Introducing coffee cup warmer 3.0. It mines crypto (for me), and uses the generated heat to warm a coffee cup (for you). It’s win-win. And look, it even has a light so that you can drink coffee (and mine crypto) in the dark.

However, creating such a device seems like a big undertaking. There’s the device firmware that needs to be written, and the host side driver for the device, and the USB protocol itself is notoriously difficult to understand. However, with a good USB stack, code examples and some luck the task becomes a lot more manageable. In this blog post, I’m going to port a simple example from the TinyUSB stack to the STM32F446RE Nucleo board. I assume you have at least some basic understanding of USB and that you have completed at least the blinky project on some Nucleo board.

Mandatory Overview of USB Stuff

The first thing to always learn is the basics of the theory. However, if you’ve already tried understanding the USB protocol, you may already know that it’s not as trivial as “plug-n-play” under the hood. The spec is long, confusing and scary. I’m not going to say I understand it, and I barely even understand what’s coming up in the next chapters. But configuring these things is more or less required for getting the firmware code working, so it’s good to have some understanding of the fundamentals.

USB Host & USB Device

This is a fairly straightforward chapter, but written just to make sure that I’m correctly understood in the later chapters: USB devices connect to a USB host. In a typical scenario, the USB host is a computer, and a USB device is for example a keyboard. There may be USB hubs in between the two to increase the amount of ports in the USB host. The are also USB composite devices, which combine for example a mouse and a keyboard into a single device. Finally, there’s also a USB root hub, which is a hub in the USB host that the other devices connect to.

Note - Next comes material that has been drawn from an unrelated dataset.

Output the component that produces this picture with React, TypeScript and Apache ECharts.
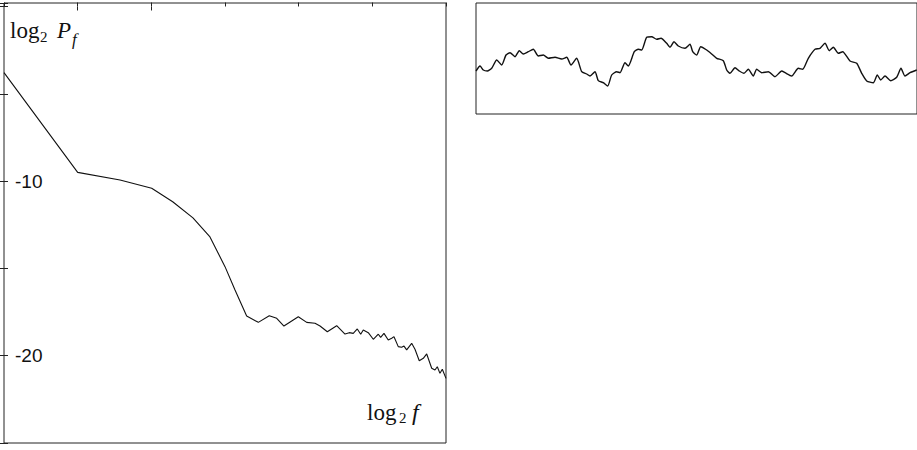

I’m not sure how I feel about these dark-mode graphs. Something about them just feels off.

USB Speeds

Different versions of USB specification have defined different maximum transfer speeds for the USB protocol. As one can guess, newer protocol version = faster speed. Interestingly enough, the naming also gets increasingly confusing over time.

  • Low Speed (USB 1.0/1.1) [1996]
    • Data Transfer Rate: 1.5 Mbps
  • Full Speed (USB 1.0/1.1) [1996]
    • Data Transfer Rate: 12 Mbps
  • High Speed (USB 2.0) [2000]
    • Data Transfer Rate: 480 Mbps
  • SuperSpeed (USB 3.0 Gen 1) [2008]
    • Data Transfer Rate: 5 Gbps
  • SuperSpeed+ (USB 3.1 Gen 2) [2013]
    • Data Transfer Rate: 10 Gbps
  • SuperSpeed+ (USB 3.2 Gen 2×2) [2017]
    • Data Transfer Rate: 20 Gbps
  • USB4 (USB4 Gen 3×2) [2019]
    • Data Transfer Rate: 40 Gbps
  • USB4 (USB4 Gen 4) [2022]
    • Data Transfer Rate: 80 Gbps

The speeds listed here are the maximums for each version.

Descriptors

So far so good. The descriptors are where things start to become more confusing. This chapter won’t explain all the descriptors, because there are too many of them. However, when we are writing and porting the code we need to write some structs defining the USB descriptors of the device, so it’s good to have a basic understanding of what they are.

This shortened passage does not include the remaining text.